* OBJECTIVE *
Nothing should be output except the lines from the one containing "The picture is" through the one containing "import plotly.graph_objects as go", both ends included, each repeated exactly.

* GIVEN INFORMATION *
^^^^

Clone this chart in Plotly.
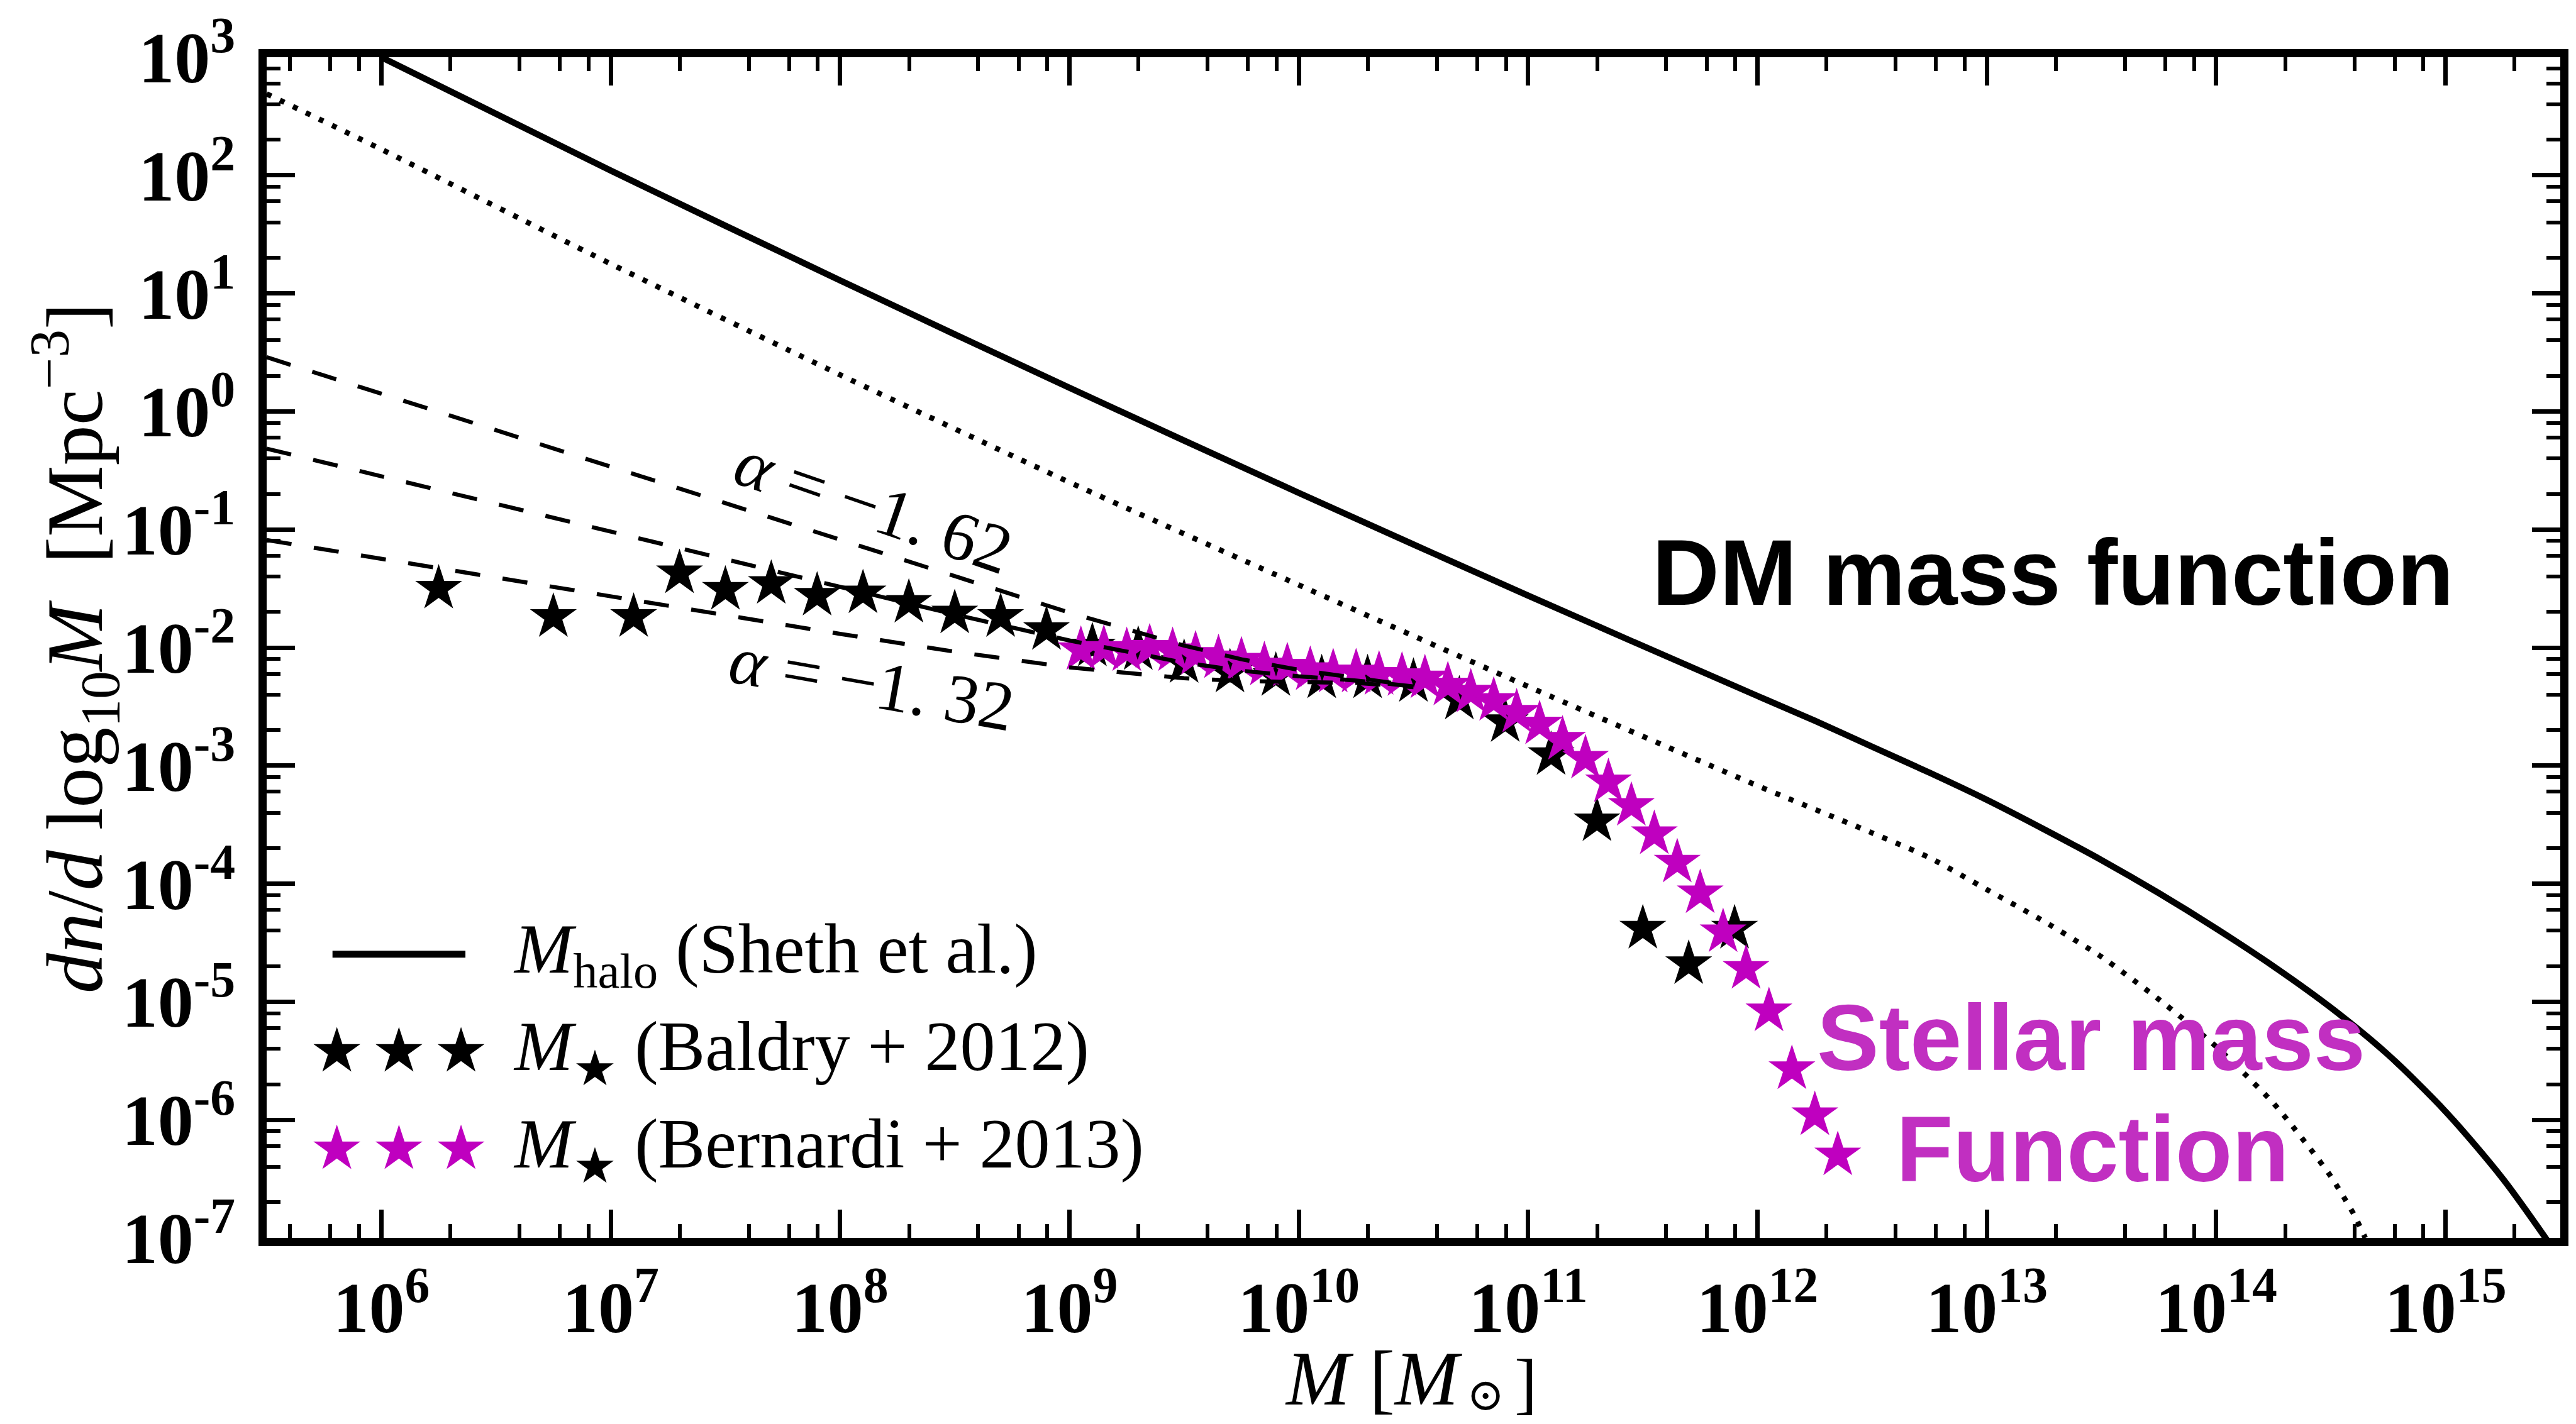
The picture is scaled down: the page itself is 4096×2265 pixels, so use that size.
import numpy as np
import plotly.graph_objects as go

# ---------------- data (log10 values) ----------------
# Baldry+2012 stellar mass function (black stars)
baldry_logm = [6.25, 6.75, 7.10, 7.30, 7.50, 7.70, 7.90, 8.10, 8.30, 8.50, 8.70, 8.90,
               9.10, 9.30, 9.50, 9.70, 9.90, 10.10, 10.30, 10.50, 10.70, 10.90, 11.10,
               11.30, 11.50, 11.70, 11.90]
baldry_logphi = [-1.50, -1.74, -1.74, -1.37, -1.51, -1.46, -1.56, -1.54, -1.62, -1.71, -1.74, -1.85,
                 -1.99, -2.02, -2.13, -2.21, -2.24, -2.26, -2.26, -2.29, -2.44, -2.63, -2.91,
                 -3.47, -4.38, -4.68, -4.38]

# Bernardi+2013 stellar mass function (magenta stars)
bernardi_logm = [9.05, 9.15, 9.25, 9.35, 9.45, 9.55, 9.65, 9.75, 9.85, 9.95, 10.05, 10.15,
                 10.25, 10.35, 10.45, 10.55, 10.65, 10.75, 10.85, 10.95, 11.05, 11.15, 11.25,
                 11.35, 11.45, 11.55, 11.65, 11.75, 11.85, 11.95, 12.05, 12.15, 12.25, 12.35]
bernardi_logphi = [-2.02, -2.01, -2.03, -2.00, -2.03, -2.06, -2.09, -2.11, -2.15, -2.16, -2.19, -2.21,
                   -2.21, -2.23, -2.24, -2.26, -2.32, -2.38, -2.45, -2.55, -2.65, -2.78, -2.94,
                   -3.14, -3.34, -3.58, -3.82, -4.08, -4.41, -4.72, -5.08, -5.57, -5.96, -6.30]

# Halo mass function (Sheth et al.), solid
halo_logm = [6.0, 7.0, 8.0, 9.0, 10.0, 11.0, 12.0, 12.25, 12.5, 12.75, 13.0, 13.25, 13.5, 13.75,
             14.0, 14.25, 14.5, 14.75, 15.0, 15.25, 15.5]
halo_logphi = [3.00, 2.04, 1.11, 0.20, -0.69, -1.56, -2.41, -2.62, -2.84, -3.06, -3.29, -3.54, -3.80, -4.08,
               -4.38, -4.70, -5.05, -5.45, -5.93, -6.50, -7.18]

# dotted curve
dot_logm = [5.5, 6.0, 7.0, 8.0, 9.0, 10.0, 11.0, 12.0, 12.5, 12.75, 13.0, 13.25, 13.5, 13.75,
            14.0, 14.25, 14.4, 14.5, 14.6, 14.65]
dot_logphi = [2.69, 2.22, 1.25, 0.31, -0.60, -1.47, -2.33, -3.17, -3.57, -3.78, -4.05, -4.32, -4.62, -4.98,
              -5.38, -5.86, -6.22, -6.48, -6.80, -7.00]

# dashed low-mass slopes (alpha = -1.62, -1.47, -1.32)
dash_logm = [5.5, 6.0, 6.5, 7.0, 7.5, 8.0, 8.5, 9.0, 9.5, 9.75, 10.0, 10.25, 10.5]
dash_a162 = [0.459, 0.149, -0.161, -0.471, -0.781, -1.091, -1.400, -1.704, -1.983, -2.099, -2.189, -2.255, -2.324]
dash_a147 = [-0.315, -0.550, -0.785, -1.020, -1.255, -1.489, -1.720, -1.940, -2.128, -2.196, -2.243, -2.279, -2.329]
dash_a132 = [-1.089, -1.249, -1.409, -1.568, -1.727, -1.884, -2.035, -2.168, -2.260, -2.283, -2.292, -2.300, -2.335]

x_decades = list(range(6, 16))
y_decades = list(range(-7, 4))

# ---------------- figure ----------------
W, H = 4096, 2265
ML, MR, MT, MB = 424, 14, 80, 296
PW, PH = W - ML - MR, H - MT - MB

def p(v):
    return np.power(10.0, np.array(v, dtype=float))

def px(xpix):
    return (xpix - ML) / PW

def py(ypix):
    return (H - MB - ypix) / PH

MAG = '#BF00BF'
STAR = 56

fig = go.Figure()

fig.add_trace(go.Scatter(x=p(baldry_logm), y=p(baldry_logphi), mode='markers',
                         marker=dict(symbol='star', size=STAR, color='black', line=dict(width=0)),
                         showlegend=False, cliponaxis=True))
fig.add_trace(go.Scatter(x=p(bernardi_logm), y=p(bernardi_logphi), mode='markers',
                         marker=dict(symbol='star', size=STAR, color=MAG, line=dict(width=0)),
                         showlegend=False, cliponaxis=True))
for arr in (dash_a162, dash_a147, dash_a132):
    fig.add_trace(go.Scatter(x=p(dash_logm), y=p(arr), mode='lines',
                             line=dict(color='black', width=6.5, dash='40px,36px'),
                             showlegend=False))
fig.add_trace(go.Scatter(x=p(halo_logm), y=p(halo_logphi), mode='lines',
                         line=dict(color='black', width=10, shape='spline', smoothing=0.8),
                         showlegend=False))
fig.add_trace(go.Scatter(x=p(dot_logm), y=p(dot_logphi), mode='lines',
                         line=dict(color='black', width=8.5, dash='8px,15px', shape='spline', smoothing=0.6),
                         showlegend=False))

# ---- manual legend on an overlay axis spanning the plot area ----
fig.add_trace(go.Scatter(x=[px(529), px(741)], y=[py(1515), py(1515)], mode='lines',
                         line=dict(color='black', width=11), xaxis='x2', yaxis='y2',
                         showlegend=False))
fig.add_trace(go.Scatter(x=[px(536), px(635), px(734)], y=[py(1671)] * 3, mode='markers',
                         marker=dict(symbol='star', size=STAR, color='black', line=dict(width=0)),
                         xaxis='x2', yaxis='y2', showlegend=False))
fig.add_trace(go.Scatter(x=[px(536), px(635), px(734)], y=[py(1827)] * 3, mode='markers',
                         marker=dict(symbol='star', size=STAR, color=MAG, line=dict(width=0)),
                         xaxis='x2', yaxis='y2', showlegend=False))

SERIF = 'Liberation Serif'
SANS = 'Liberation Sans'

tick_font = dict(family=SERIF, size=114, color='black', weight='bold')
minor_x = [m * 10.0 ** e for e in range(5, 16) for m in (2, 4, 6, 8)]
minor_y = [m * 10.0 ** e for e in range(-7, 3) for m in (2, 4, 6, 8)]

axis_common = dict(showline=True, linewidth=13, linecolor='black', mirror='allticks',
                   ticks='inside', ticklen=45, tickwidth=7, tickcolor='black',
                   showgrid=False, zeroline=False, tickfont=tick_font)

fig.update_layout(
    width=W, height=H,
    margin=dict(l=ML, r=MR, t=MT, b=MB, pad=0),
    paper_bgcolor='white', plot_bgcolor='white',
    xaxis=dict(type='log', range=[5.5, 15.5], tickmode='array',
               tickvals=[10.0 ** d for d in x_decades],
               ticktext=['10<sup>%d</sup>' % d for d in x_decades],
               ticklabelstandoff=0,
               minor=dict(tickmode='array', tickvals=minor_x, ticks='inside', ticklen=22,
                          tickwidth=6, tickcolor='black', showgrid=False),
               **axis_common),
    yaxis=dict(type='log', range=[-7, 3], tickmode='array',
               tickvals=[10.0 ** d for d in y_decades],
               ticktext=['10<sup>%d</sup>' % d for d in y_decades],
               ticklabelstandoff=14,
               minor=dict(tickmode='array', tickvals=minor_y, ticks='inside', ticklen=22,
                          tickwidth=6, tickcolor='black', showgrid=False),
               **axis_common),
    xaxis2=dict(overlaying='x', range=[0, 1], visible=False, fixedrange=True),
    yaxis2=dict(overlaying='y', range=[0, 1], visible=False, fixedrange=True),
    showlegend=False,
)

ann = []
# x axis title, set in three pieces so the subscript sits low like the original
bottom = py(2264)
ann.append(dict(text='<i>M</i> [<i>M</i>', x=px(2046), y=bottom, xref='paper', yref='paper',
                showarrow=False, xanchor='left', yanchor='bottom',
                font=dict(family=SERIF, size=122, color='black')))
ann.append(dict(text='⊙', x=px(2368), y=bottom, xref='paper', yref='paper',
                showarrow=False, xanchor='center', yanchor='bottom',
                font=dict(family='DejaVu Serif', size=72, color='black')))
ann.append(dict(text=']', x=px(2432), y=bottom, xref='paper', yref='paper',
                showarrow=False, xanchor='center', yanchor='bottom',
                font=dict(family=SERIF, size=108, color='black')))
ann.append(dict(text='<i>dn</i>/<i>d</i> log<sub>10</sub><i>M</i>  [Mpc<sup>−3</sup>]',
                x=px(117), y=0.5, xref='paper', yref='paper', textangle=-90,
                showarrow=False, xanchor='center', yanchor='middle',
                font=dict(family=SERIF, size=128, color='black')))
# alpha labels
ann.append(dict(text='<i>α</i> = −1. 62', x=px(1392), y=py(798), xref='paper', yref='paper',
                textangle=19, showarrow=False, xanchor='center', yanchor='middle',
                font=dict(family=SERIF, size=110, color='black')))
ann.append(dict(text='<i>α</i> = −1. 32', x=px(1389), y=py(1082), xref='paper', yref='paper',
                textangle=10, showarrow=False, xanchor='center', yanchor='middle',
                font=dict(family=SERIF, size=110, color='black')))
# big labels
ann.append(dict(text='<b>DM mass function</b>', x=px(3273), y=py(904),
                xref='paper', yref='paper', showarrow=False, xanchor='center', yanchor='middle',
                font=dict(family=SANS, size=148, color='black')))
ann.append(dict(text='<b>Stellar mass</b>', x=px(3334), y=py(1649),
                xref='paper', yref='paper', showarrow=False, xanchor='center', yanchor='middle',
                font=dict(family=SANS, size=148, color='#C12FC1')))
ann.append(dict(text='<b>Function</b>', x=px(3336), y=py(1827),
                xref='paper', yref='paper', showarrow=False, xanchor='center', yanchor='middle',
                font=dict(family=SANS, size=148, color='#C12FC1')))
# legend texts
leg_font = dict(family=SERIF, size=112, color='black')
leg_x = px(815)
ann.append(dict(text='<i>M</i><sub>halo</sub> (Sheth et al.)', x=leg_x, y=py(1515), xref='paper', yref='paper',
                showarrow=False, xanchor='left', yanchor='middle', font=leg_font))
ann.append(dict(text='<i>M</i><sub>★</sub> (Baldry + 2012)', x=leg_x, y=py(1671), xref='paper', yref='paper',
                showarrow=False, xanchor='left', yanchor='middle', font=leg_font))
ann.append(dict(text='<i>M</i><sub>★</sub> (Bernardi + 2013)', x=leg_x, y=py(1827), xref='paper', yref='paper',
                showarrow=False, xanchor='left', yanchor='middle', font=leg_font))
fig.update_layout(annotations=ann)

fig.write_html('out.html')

^^^^

* EXERCISE SOLUTION *
The picture is scaled down: the page itself is 4096×2265 pixels, so use that size.
import numpy as np
import plotly.graph_objects as go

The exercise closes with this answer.